- _Given problem_
Reproduce exactly the run of lines from the one containing "What Apache ECharts" through the one containing "15.43, 15.76, 16.02];". Pictures do not belong in the copy.

- _Task material_

================================

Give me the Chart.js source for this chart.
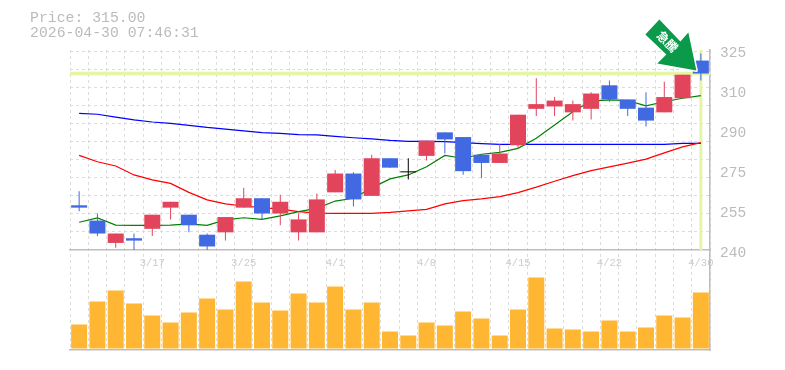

================================

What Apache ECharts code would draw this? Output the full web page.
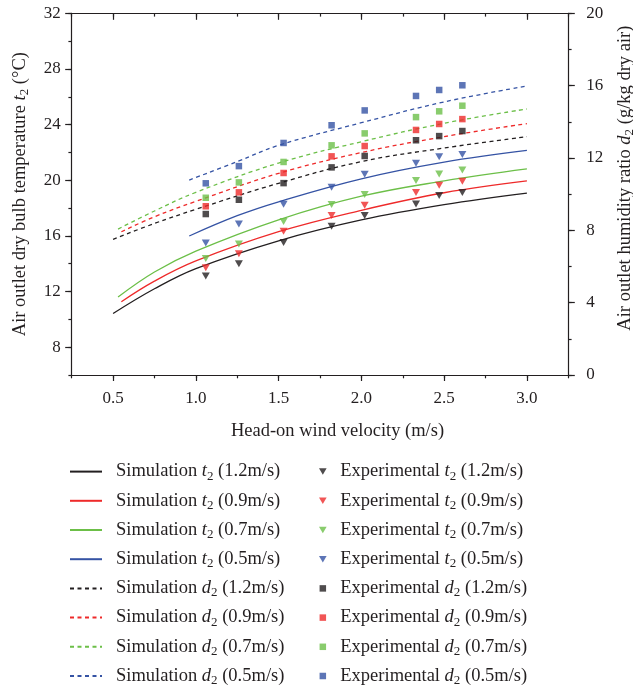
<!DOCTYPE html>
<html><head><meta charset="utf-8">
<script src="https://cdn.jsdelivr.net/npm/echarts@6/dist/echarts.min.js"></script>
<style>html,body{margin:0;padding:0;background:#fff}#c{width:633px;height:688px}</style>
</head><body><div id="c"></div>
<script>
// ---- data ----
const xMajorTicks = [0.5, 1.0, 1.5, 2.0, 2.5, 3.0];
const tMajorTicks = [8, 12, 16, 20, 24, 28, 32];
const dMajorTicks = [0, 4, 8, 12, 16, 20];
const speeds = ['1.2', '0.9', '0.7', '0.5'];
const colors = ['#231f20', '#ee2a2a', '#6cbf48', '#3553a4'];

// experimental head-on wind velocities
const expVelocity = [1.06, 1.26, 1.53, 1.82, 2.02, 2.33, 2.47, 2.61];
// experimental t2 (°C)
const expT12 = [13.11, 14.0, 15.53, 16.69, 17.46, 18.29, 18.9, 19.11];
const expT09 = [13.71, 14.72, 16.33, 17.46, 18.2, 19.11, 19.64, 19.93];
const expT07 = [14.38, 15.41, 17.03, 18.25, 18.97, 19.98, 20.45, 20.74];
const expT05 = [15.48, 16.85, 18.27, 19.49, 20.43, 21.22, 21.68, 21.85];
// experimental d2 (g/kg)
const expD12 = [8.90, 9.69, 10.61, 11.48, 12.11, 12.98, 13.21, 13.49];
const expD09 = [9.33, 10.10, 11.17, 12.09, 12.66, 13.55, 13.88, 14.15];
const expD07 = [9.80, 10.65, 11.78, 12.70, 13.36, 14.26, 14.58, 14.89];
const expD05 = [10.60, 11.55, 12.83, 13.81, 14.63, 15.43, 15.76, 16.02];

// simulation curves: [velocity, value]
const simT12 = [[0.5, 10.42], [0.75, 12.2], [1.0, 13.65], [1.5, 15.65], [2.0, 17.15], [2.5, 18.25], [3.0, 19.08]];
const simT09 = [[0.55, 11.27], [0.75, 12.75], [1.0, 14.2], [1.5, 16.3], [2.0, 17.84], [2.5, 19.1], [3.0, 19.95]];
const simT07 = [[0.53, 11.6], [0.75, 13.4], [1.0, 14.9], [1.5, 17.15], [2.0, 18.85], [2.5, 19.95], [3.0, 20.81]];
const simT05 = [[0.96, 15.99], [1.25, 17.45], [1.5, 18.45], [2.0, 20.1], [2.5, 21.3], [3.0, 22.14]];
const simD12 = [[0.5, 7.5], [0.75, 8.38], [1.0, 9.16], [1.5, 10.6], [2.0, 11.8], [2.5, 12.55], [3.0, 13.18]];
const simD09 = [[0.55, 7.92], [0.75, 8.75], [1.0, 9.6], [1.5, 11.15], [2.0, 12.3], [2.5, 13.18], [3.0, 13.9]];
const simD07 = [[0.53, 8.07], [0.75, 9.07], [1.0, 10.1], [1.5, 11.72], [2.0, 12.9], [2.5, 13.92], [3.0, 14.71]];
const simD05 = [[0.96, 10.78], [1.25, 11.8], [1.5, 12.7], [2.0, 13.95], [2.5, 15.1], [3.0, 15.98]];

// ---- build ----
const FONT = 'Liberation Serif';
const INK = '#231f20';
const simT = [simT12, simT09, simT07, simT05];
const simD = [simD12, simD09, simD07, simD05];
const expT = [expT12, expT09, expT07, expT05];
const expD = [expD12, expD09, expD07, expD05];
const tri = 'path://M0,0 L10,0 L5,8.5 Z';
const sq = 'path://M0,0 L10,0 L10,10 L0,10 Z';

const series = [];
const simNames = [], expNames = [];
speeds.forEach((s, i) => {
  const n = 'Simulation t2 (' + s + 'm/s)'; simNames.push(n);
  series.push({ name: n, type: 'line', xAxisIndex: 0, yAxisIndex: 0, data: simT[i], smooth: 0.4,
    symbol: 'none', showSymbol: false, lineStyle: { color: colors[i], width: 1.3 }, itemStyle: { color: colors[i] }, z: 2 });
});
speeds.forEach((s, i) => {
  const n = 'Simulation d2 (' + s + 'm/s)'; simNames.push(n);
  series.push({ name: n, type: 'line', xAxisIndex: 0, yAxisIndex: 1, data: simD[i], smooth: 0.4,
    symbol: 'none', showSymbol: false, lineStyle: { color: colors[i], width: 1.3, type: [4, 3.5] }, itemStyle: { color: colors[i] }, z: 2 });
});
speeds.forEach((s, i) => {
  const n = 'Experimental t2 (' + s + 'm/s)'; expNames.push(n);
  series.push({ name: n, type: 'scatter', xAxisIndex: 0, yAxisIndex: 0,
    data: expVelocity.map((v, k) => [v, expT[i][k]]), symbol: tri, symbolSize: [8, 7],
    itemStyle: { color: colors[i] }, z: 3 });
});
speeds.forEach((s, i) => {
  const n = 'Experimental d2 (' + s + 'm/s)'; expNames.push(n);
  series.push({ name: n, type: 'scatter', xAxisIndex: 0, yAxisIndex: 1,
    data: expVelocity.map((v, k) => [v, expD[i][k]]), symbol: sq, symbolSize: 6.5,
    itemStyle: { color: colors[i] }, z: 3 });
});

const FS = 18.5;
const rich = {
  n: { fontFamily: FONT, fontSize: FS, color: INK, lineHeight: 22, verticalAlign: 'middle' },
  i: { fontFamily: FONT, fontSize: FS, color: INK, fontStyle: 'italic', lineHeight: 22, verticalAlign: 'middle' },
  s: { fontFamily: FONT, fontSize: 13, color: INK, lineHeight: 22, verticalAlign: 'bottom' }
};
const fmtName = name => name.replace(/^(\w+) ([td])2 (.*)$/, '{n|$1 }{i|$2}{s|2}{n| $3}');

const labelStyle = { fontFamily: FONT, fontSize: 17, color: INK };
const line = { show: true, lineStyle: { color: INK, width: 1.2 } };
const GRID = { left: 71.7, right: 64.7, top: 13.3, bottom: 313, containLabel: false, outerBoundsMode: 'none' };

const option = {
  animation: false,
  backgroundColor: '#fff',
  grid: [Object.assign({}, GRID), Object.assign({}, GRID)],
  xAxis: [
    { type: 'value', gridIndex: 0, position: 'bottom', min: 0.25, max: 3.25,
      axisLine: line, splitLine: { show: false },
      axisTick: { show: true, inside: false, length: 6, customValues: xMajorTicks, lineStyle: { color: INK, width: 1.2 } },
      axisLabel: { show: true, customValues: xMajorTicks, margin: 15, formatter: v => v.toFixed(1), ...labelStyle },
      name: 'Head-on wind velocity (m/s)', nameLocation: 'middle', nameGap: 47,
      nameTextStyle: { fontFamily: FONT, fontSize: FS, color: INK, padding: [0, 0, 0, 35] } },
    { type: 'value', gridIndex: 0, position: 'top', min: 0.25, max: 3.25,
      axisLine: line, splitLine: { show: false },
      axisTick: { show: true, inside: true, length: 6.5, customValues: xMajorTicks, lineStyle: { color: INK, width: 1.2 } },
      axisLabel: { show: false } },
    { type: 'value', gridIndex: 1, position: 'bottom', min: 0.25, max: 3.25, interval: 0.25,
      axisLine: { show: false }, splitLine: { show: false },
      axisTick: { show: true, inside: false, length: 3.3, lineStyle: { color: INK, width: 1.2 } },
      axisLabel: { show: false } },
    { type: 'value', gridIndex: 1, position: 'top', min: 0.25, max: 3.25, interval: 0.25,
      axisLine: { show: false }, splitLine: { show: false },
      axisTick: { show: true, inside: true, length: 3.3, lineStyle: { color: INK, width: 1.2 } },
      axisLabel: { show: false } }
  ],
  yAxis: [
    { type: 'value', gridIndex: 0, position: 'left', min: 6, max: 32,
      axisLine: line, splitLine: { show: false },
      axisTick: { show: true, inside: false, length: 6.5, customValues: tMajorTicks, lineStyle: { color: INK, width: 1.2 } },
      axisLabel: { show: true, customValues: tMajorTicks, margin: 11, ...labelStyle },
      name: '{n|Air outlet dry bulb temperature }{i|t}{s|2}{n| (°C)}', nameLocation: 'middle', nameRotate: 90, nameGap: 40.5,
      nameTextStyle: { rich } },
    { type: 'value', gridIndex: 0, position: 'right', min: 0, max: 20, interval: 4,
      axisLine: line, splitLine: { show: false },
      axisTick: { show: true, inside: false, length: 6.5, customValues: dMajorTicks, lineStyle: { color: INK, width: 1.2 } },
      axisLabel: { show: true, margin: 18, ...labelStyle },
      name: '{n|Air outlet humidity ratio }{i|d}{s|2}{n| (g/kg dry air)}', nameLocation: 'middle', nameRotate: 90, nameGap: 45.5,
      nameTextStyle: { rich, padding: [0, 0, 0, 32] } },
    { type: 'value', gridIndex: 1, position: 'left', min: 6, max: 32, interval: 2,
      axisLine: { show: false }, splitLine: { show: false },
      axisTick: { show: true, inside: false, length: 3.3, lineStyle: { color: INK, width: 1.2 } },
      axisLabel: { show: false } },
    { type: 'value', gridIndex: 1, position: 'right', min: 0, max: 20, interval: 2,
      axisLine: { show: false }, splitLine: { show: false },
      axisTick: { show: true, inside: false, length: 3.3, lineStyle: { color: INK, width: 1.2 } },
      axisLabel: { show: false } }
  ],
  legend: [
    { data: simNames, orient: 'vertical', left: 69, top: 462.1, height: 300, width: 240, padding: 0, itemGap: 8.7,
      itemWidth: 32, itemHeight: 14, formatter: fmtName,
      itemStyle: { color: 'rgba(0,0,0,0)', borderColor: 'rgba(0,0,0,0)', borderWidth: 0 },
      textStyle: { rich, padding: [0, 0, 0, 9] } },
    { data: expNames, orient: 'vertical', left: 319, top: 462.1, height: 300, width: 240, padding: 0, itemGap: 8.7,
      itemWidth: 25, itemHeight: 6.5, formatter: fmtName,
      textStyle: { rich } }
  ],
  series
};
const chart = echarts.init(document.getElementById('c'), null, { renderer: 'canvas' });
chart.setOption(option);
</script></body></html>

================================

- _Result below_
What Apache ECharts code would draw this? Output the full web page.
<!DOCTYPE html>
<html><head><meta charset="utf-8">
<script src="https://cdn.jsdelivr.net/npm/echarts@6/dist/echarts.min.js"></script>
<style>html,body{margin:0;padding:0;background:#fff}#c{width:633px;height:688px}</style>
</head><body><div id="c"></div>
<script>
// ---- data ----
const xMajorTicks = [0.5, 1.0, 1.5, 2.0, 2.5, 3.0];
const tMajorTicks = [8, 12, 16, 20, 24, 28, 32];
const dMajorTicks = [0, 4, 8, 12, 16, 20];
const speeds = ['1.2', '0.9', '0.7', '0.5'];
const colors = ['#231f20', '#ee2a2a', '#6cbf48', '#3553a4'];

// experimental head-on wind velocities
const expVelocity = [1.06, 1.26, 1.53, 1.82, 2.02, 2.33, 2.47, 2.61];
// experimental t2 (°C)
const expT12 = [13.11, 14.0, 15.53, 16.69, 17.46, 18.29, 18.9, 19.11];
const expT09 = [13.71, 14.72, 16.33, 17.46, 18.2, 19.11, 19.64, 19.93];
const expT07 = [14.38, 15.41, 17.03, 18.25, 18.97, 19.98, 20.45, 20.74];
const expT05 = [15.48, 16.85, 18.27, 19.49, 20.43, 21.22, 21.68, 21.85];
// experimental d2 (g/kg)
const expD12 = [8.90, 9.69, 10.61, 11.48, 12.11, 12.98, 13.21, 13.49];
const expD09 = [9.33, 10.10, 11.17, 12.09, 12.66, 13.55, 13.88, 14.15];
const expD07 = [9.80, 10.65, 11.78, 12.70, 13.36, 14.26, 14.58, 14.89];
const expD05 = [10.60, 11.55, 12.83, 13.81, 14.63, 15.43, 15.76, 16.02];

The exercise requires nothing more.